Furthermore, MACCA's primary objective is to learn an individual reward function to generate the $r_t^i$, distinct from directly apportioning the team reward $R_t$, like using the Shapley value [1][2]. Under our understanding, the reward itself, whether the team reward or individual reward, should not consider the long-term (long-horizon) effect, whereas, under the CTDE paradigm, the individual rewards derived are then utilized by the critic to calculate the corresponding $q_t^i$, ensuring that long-term effects are taken into account.
Regarding the sparse reward setting in SMAC, it indeed poses a more complex challenge, combining both spatial and temporal credit assignment aspects. While this forms an intriguing direction for future research, it falls beyond the scope of our current paper, which concentrates on spatial credit assignment in offline multi-agent environments.
- [1] Wang, Jianhong, et al. "Shapley Q-value: A local reward approach to solve global reward games." Proceedings of the AAAI Conference on Artificial Intelligence. Vol. 34. No. 05. 2020.
- [2] Wang, Jianhong, et al. "Shaq: Incorporating shapley value theory into multi-agent q-learning." Advances in Neural Information Processing Systems 35 (2022): 5941-5954.
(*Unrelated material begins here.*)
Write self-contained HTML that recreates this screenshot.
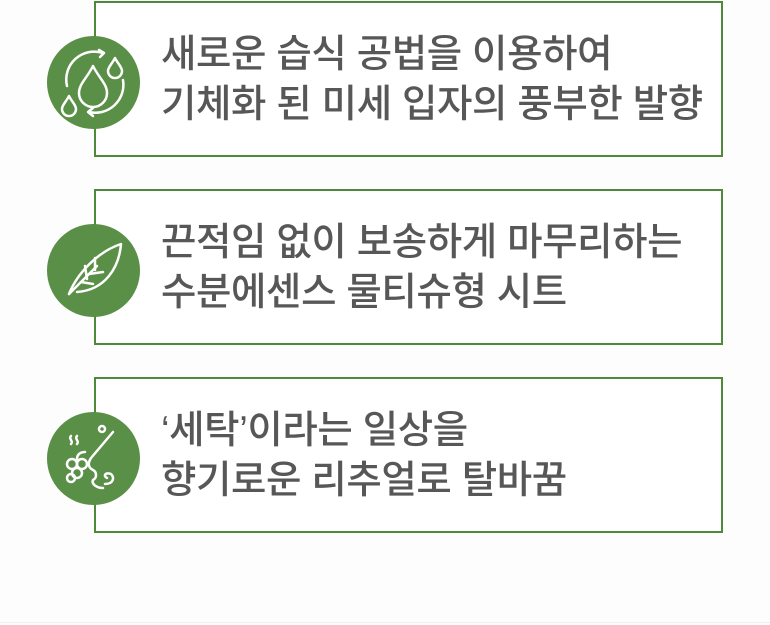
<!DOCTYPE html>
<html><head><meta charset="utf-8"><style>
html,body{margin:0;padding:0;background:#fdfdfd;width:770px;height:625px;overflow:hidden;position:relative}
.box{position:absolute;left:94px;width:625px;height:152px;border:2.5px solid #4f8a3b;background:#fff}
.c{position:absolute;left:47px;width:93px;height:93px;border-radius:50%;background:#5a8f47}
.c svg{position:absolute;left:0;top:0}
.t{position:absolute;left:161px;font-family:"Liberation Sans","Noto Sans CJK KR",sans-serif;font-size:38.5px;line-height:50px;color:#575757;font-weight:500;letter-spacing:-0.4px;white-space:nowrap}
.line{position:absolute;left:0;top:622px;width:770px;height:1px;background:#eef0ee}
</style></head><body>
<div class="box" style="top:1px"></div>
<div class="box" style="top:189px"></div>
<div class="box" style="top:377px"></div>

<div class="c" style="top:36px"><svg width="93" height="93" fill="none" stroke="#fff" stroke-width="2.5" stroke-linecap="round" stroke-linejoin="round">
<path d="M46 30 C40 42 32 48 32 57 A14 14 0 0 0 60 57 C60 48 52 42 46 30Z"/>
<path d="M68 22 C65 28 61 31 61 35 A7 7 0 0 0 75 35 C75 31 71 28 68 22Z"/>
<path d="M22 60 C19 66 15 69 15 73 A7 7 0 0 0 29 73 C29 69 25 66 22 60Z"/>
<path d="M20 50 A28 28 0 0 1 56 17"/><path d="M52 14 L57 17 L53 21"/>
<path d="M76 44 A28 28 0 0 1 42 76"/><path d="M46 72 L41 76 L46 80"/>
</svg></div>
<div class="c" style="top:224px"><svg width="93" height="93" fill="none" stroke="#fff" stroke-width="2.5" stroke-linecap="round" stroke-linejoin="round">
<path d="M22 70 C30 50 50 28 74 20 C72 44 58 66 30 68"/>
<path d="M22 70 L50 42"/><path d="M34 58 L46 60"/><path d="M42 50 L56 48"/><path d="M40 55 L38 42"/><path d="M48 46 L48 34"/>
</svg></div>
<div class="c" style="top:412px"><svg width="93" height="93" fill="none" stroke="#fff" stroke-width="2.5" stroke-linecap="round" stroke-linejoin="round">
<circle cx="55" cy="17" r="3"/>
<path d="M66 20 L44 46 C40 52 42 56 46 58 C50 60 50 66 46 68 C44 72 50 76 56 76"/>
<path d="M58 72 C66 72 68 66 64 62 C58 60 56 64 60 66"/>
<path d="M24 24 C21 27 27 29 24 32 M30 24 C27 27 33 29 30 32"/>
<circle cx="25" cy="52" r="5"/><circle cx="35" cy="52" r="5"/><circle cx="30" cy="61" r="5"/><circle cx="24" cy="66" r="4"/>
<path d="M30 47 C30 42 34 40 38 40"/>
</svg></div>

<div class="t" style="top:30px">새로운 습식 공법을 이용하여<br>기체화 된 미세 입자의 풍부한 발향</div>
<div class="t" style="top:218px">끈적임 없이 보송하게 마무리하는<br>수분에센스 물티슈형 시트</div>
<div class="t" style="top:406px">‘세탁’이라는 일상을<br>향기로운 리추얼로 탈바꿈</div>
<div class="line"></div>
</body></html>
> **Weakness 2**: The states of the environments adopted by this paper are low-dimension vectors. It is hard to capture the causal relationship between image state and reward.
**Answer W2:** Thanks for your concern. This work focuses mainly on state-based tasks. 1) For the setting where states are not defined, such as image-like input, our work can be applied by employed in the latent state space, which requires learning a latent vector representation. 2) For a large number of dimensions of state, this would increase the complexity of the causal modelling and thus require more efficient causal discovery methods. 3) As an advantage, by learning the causal structure, we can constrain the optimization of the models over a small subspace of state and action, resulting in a lower requirement of parameters of the neural network. 4) considering that we wanted a fairer comparison with other baselins under this setting, we followed the same data format and level of dimension of states with [1][2][3][4]. Overall, the main focus of this work is to address the team rewards credit assignment problem under the offline setting. Therefore, we consider the standard and general state setting.
- [1] Samvelyan, Mikayel, et al. "The starcraft multi-agent challenge." arXiv (2019).
- [2] Fu, Justin, et al. "D4rl: Datasets for deep data-driven reinforcement learning." arXiv (2020).
- [3] Pan, Ling, et al. "Plan better amid conservatism: Offline multi-agent reinforcement learning with actor rectification." ICML. PMLR, 2022.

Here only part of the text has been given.